• Prompt
Output the lines from the top of the entries below to the line with "x_ticks = [0, 20, 40, 60, 80, 100]", both included, exactly and without pictures.
* Begin Material provided *
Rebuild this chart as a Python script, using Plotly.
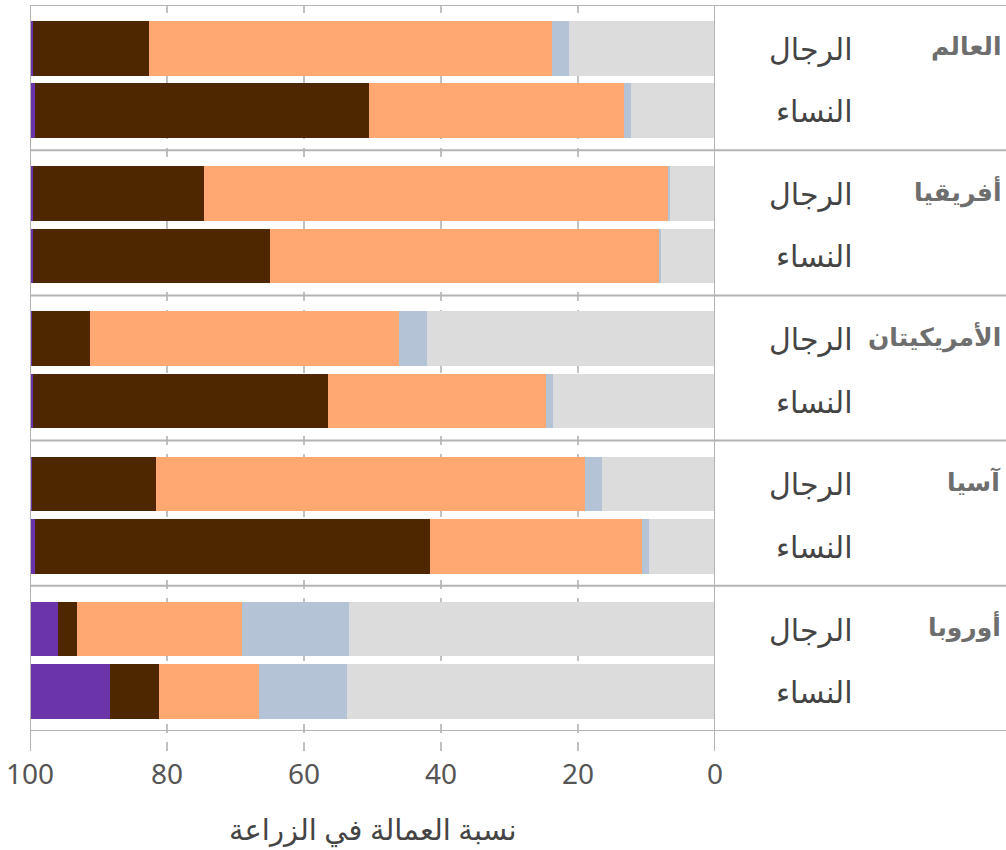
import plotly.graph_objects as go

regions = ["العالم", "أفريقيا", "الأمريكيتان", "آسيا", "أوروبا"]
sexes = ["الرجال", "النساء"]

# order of rows: region x sex (men, women)
gray_vals   = [21.3, 12.3, 6.5, 7.9, 42.1, 23.6, 16.5, 9.7, 53.4, 53.7]
blue_vals   = [2.5, 1.0, 0.3, 0.3, 4.1, 1.1, 2.5, 0.9, 15.7, 12.8]
orange_vals = [58.8, 37.2, 67.8, 56.7, 45.0, 31.8, 62.6, 31.0, 24.0, 14.7]
brown_vals  = [16.9, 48.8, 24.9, 34.7, 8.6, 43.0, 18.2, 57.7, 2.8, 7.1]
purple_vals = [0.5, 0.7, 0.5, 0.4, 0.2, 0.5, 0.2, 0.7, 4.1, 11.7]

series = [
    ("s1", gray_vals, "#dcdcdc"),
    ("s2", blue_vals, "#b4c4d6"),
    ("s3", orange_vals, "#ffa872"),
    ("s4", brown_vals, "#4e2700"),
    ("s5", purple_vals, "#6b35a9"),
]

x_ticks = [0, 20, 40, 60, 80, 100]

# y positions (layout), one group unit per region
offsets = [0.298, 0.728]
ypos = []
for g in range(len(regions)):
    for o in offsets:
        ypos.append(g + o)

fig = go.Figure()
for name, vals, col in series:
    fig.add_trace(go.Bar(
        x=vals, y=ypos, orientation="h", name=name,
        marker=dict(color=col, line=dict(width=0)),
        width=0.376, showlegend=False,
    ))

PL, PR, PT, PB = 30, 291, 5, 119
W, H = 1006, 850
pw = W - PL - PR
ph = H - PT - PB
xr_full = (W - PL) / pw
below = -20 / ph

shapes = []
line_col = "#b4b4b4"
for t in x_ticks:
    if t in (0, 100):
        shapes.append(dict(type="line", xref="x", yref="paper", x0=t, x1=t, y0=below, y1=1,
                           line=dict(color=line_col, width=2), layer="above"))
    else:
        shapes.append(dict(type="line", xref="x", yref="paper", x0=t, x1=t, y0=below, y1=1,
                           line=dict(color="#a0a0a0", width=1.3, dash="dash"), layer="below"))
for g in range(len(regions) + 1):
    shapes.append(dict(type="line", xref="paper", yref="y", x0=0, x1=xr_full, y0=g, y1=g,
                       line=dict(color=line_col, width=2), layer="above"))

annotations = []
for g, r in enumerate(regions):
    annotations.append(dict(xref="paper", yref="y", x=(1003 - PL) / pw, y=g + offsets[0] - 0.02,
                            text="<b>" + r + "</b>", showarrow=False, xanchor="right",
                            yanchor="middle", font=dict(size=25, color="#6e6e6e")))
    for s, o in zip(sexes, offsets):
        annotations.append(dict(xref="paper", yref="y", x=(855 - PL) / pw, y=g + o,
                                text=s, showarrow=False, xanchor="right", yanchor="middle",
                                font=dict(size=30, color="#444444")))
annotations.append(dict(xref="paper", yref="paper", x=0.5, y=-(828 - (H - PB)) / ph,
                        text="نسبة العمالة في الزراعة", showarrow=False, xanchor="center",
                        yanchor="middle", font=dict(size=29, color="#444444")))

fig.update_layout(
    width=W, height=H,
    margin=dict(l=PL, r=PR, t=PT, b=PB),
    barmode="stack",
    plot_bgcolor="white", paper_bgcolor="white",
    font=dict(family="Noto Sans, DejaVu Sans, sans-serif"),
    xaxis=dict(range=[100, 0], tickvals=x_ticks, ticktext=[str(t) for t in x_ticks],
               showgrid=False, zeroline=False, showline=False,
               ticks="outside", ticklen=18, tickcolor="rgba(0,0,0,0)",
               tickfont=dict(size=28, color="#555555"), fixedrange=True),
    yaxis=dict(range=[5, 0], showgrid=False, zeroline=False, showline=False,
               showticklabels=False, fixedrange=True),
    shapes=shapes,
    annotations=annotations,
)

fig.write_html("out.html")
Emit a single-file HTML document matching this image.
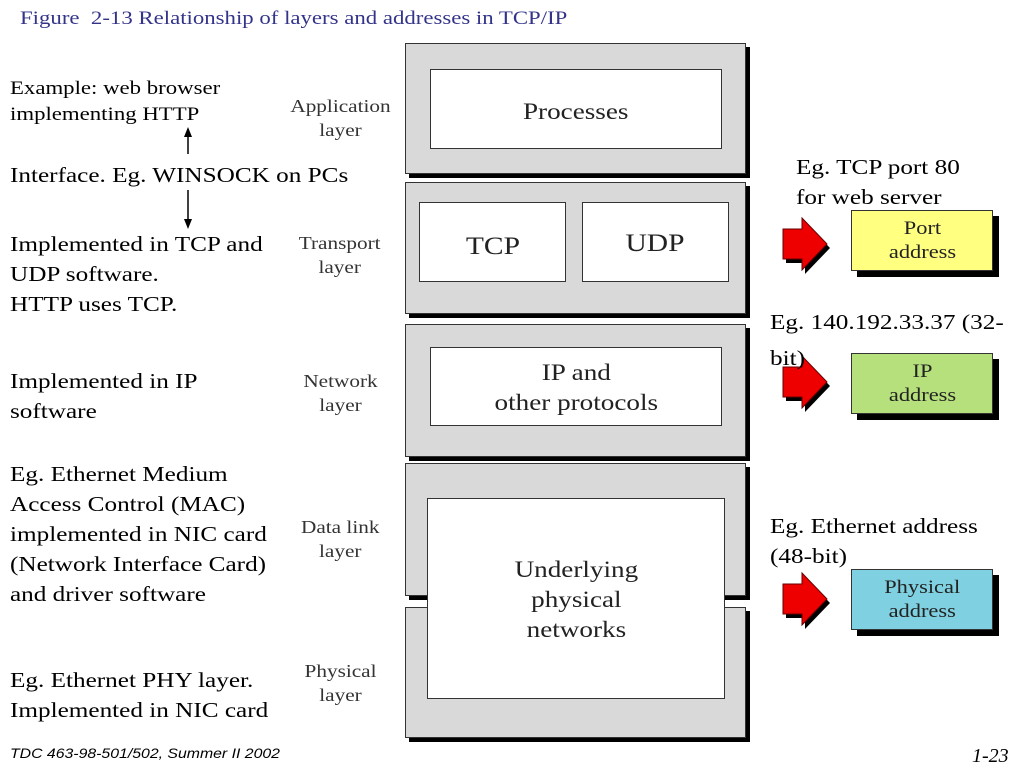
<!DOCTYPE html>
<html><head><style>
body{margin:0;width:1024px;height:768px;background:#fff;position:relative;overflow:hidden;font-family:"Liberation Serif",serif;}
div{position:absolute;box-sizing:border-box;}
.s{display:inline-block;transform:scaleX(1.2);transform-origin:left top;}
.c{display:inline-block;transform:scaleX(1.18);transform-origin:center top;}
.t{white-space:nowrap;color:#000;font-size:21px;line-height:30px;}
.lay{background:#d9d9d9;border:1.5px solid #333;box-shadow:4px 4px 0 #000;}
.in{background:#fff;border:1.5px solid #333;text-align:center;color:#222;font-size:23px;}
.ll{color:#333;font-size:18px;line-height:24px;text-align:center;white-space:nowrap;}
.ad{border:1.5px solid #333;box-shadow:6px 6px 0 #000;text-align:center;font-size:19px;line-height:24px;color:#222;padding-top:6px;}
</style></head><body>
<div class="t" style="left:20px;top:4px;font-size:19px;color:#33338a;"><span class="s">Figure&nbsp; 2-13 Relationship of layers and addresses in TCP/IP</span></div>

<div class="t" style="left:10px;top:76px;font-size:19px;line-height:26px;"><span class="s">Example: web browser<br>implementing HTTP</span></div>
<div class="t" style="left:10px;top:160px;"><span class="s">Interface. Eg. WINSOCK on PCs</span></div>
<div class="t" style="left:10px;top:229px;"><span class="s">Implemented in TCP and<br>UDP software.<br>HTTP uses TCP.</span></div>
<div class="t" style="left:10px;top:366px;"><span class="s">Implemented in IP<br>software</span></div>
<div class="t" style="left:10px;top:459px;"><span class="s">Eg. Ethernet Medium<br>Access Control (MAC)<br>implemented in NIC card<br>(Network Interface Card)<br>and driver software</span></div>
<div class="t" style="left:10px;top:665px;"><span class="s">Eg. Ethernet PHY layer.<br>Implemented in NIC card</span></div>
<div class="t" style="left:10px;top:738px;font-family:'Liberation Sans',sans-serif;font-style:italic;font-size:14px;"><span class="s" style="transform:scaleX(1.13)">TDC 463-98-501/502, Summer II 2002</span></div>
<div class="t" style="left:972px;top:741px;font-style:italic;font-size:20px;">1-23</div>

<svg style="position:absolute;left:0;top:0" width="1024" height="768">
<line x1="188" y1="130" x2="188" y2="154" stroke="#000" stroke-width="1.5"/>
<polygon points="188,127 184,137 192,137" fill="#000"/>
<line x1="188" y1="190" x2="188" y2="222" stroke="#000" stroke-width="1.5"/>
<polygon points="188,229 184,219 192,219" fill="#000"/>
<g>
<polygon points="783,229 802,229 802,218 827,244 802,270 802,259 783,259" fill="#000" transform="translate(3,4)"/>
<polygon points="783,229 802,229 802,218 827,244 802,270 802,259 783,259" fill="#e00" stroke="#600" stroke-width="1"/>
</g>
<g transform="translate(0,138)">
<polygon points="783,229 802,229 802,218 827,244 802,270 802,259 783,259" fill="#000" transform="translate(3,4)"/>
<polygon points="783,229 802,229 802,218 827,244 802,270 802,259 783,259" fill="#e00" stroke="#600" stroke-width="1"/>
</g>
<g transform="translate(0,355)">
<polygon points="783,229 802,229 802,218 827,244 802,270 802,259 783,259" fill="#000" transform="translate(3,4)"/>
<polygon points="783,229 802,229 802,218 827,244 802,270 802,259 783,259" fill="#e00" stroke="#600" stroke-width="1"/>
</g>
</svg>

<div class="ll" style="left:272px;top:94px;width:136px;"><span class="c">Application<br>layer</span></div>
<div class="ll" style="left:272px;top:231px;width:136px;"><span class="c">Transport<br>layer</span></div>
<div class="ll" style="left:272px;top:369px;width:136px;"><span class="c">Network<br>layer</span></div>
<div class="ll" style="left:272px;top:515px;width:136px;"><span class="c">Data link<br>layer</span></div>
<div class="ll" style="left:272px;top:659px;width:136px;"><span class="c">Physical<br>layer</span></div>

<div class="lay" style="left:405px;top:43px;width:341px;height:131px;"></div>
<div class="lay" style="left:405px;top:182px;width:341px;height:132px;"></div>
<div class="lay" style="left:405px;top:324px;width:341px;height:133px;"></div>
<div class="lay" style="left:405px;top:463px;width:341px;height:133px;"></div>
<div class="lay" style="left:405px;top:607px;width:341px;height:131px;"></div>

<div class="in" style="left:430px;top:69px;width:292px;height:80px;line-height:84px;"><span class="c">Processes</span></div>
<div class="in" style="left:419px;top:202px;width:147px;height:80px;line-height:88px;font-size:25px;"><span class="c">TCP</span></div>
<div class="in" style="left:582px;top:202px;width:147px;height:80px;line-height:82px;font-size:25px;"><span class="c">UDP</span></div>
<div class="in" style="left:430px;top:347px;width:292px;height:79px;line-height:30px;padding-top:10px;"><span class="c">IP and<br>other protocols</span></div>
<div class="in" style="left:427px;top:498px;width:298px;height:201px;line-height:30px;padding-top:56px;"><span class="c">Underlying<br>physical<br>networks</span></div>

<div class="t" style="left:796px;top:152px;"><span class="s">Eg. TCP port 80<br>for web server</span></div>
<div class="t" style="left:770px;top:307px;"><span class="s">Eg. 140.192.33.37 (32-</span></div>
<div class="t" style="left:770px;top:343px;"><span class="s">bit)</span></div>
<div class="t" style="left:770px;top:511px;"><span class="s">Eg. Ethernet address<br>(48-bit)</span></div>

<div class="ad" style="left:851px;top:210px;width:142px;height:61px;background:#ffff80;"><span class="c">Port<br>address</span></div>
<div class="ad" style="left:851px;top:353px;width:142px;height:61px;background:#b5e07c;"><span class="c">IP<br>address</span></div>
<div class="ad" style="left:851px;top:569px;width:142px;height:61px;background:#7fd0e0;"><span class="c">Physical<br>address</span></div>
</body></html>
* End Material provided *
• Complete answer
Rebuild this chart as a Python script, using Plotly.
import plotly.graph_objects as go

regions = ["العالم", "أفريقيا", "الأمريكيتان", "آسيا", "أوروبا"]
sexes = ["الرجال", "النساء"]

# order of rows: region x sex (men, women)
gray_vals   = [21.3, 12.3, 6.5, 7.9, 42.1, 23.6, 16.5, 9.7, 53.4, 53.7]
blue_vals   = [2.5, 1.0, 0.3, 0.3, 4.1, 1.1, 2.5, 0.9, 15.7, 12.8]
orange_vals = [58.8, 37.2, 67.8, 56.7, 45.0, 31.8, 62.6, 31.0, 24.0, 14.7]
brown_vals  = [16.9, 48.8, 24.9, 34.7, 8.6, 43.0, 18.2, 57.7, 2.8, 7.1]
purple_vals = [0.5, 0.7, 0.5, 0.4, 0.2, 0.5, 0.2, 0.7, 4.1, 11.7]

series = [
    ("s1", gray_vals, "#dcdcdc"),
    ("s2", blue_vals, "#b4c4d6"),
    ("s3", orange_vals, "#ffa872"),
    ("s4", brown_vals, "#4e2700"),
    ("s5", purple_vals, "#6b35a9"),
]

x_ticks = [0, 20, 40, 60, 80, 100]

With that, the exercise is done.